Al momento, Pechino agisce con accordi bilaterali, come è avvenuto nel caso più grave della guerra libica. Si trattò, allora, di un’emergenza eccezionale e con la partecipazione di una pluralità di soggetti, con possibilità di azione nel rispetto delle norme internazionali.
I rischi, invece, che quotidianamente e maggiormente preoccupano le aziende - e non solo cinesi – impiegate nelle grandi opere in aree di post-conflitto o di crisi, dipendono da soggetti non sempre chiaramente identificabili e da minacce indefinite, come la pirateria nelle acque dell’oceano Indiano, o i gruppi al qaedisti sparsi in ogni angolo del Medio Oriente, Asia centrale o Africa, che agiscono o per denaro o per la liberazione di terroristi incarcerati.

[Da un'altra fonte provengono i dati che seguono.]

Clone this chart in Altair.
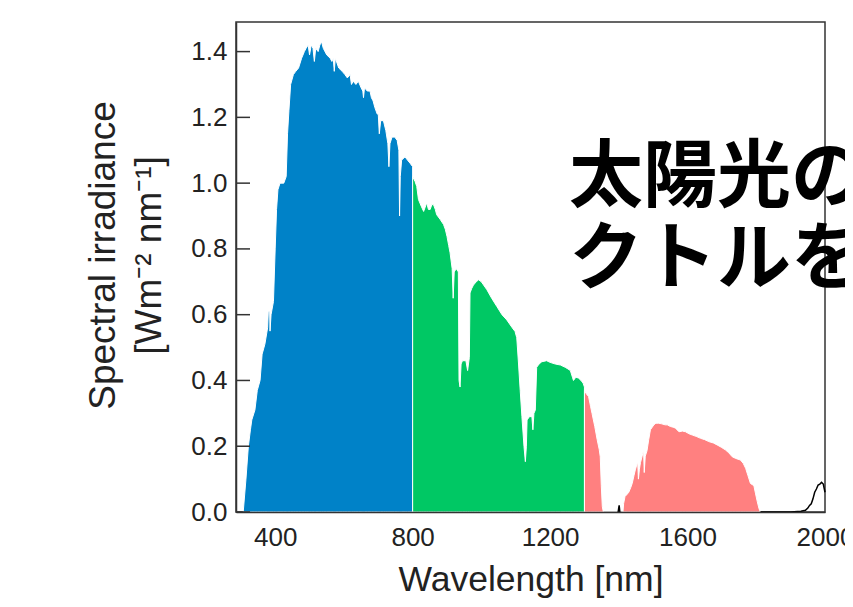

Pensare di affrontare tutto ciò con l’impiego di contractors è quantomeno paradossale perché significa disporre di forze private pronte ad evenienze pericolose per la sicurezza, quasi come si fosse in uno stato di allerta e di conflitto perenne.
Si tratta, insomma, soprattutto per la Cina, di una delle principali sfide che la globalizzazione sta imponendo al suo tradizionale modo di condurre affari con paesi stranieri: è la presa di coscienza di come, probabilmente, anche Pechino debba adeguarsi alle conflittualità che stanno imperversando in molte parti del mondo, soprattutto in quelle di cui anche la Cina necessita per il suo enorme sviluppo economico e produttivo.
Si tratta, forse, anche dell’inizio di un mutamento nella gestione della propria diplomazia e di una svolta epocale nella sua politica di difesa, non più incentrata lungo i propri confini terrestri e marittimi, ma là dove sono presenti le sue imprese, i suoi cittadini e soprattutto quelle risorse fondamentali per il suo futuro.
Pechino si dovrà, quindi, adeguare all’approccio occidentale di difesa armata dei propri interessi al di fuori del proprio territorio, stravolgendo le sue consuetudini, oppure, ancora una volta, la capacità di agire con quella visione strategica che l’ha portata a raggiungere e mantenere tassi di crescita così elevati le permetterà di trovare soluzioni che il pragmatico ma indebolito Occidente non ha mai neppure considerato?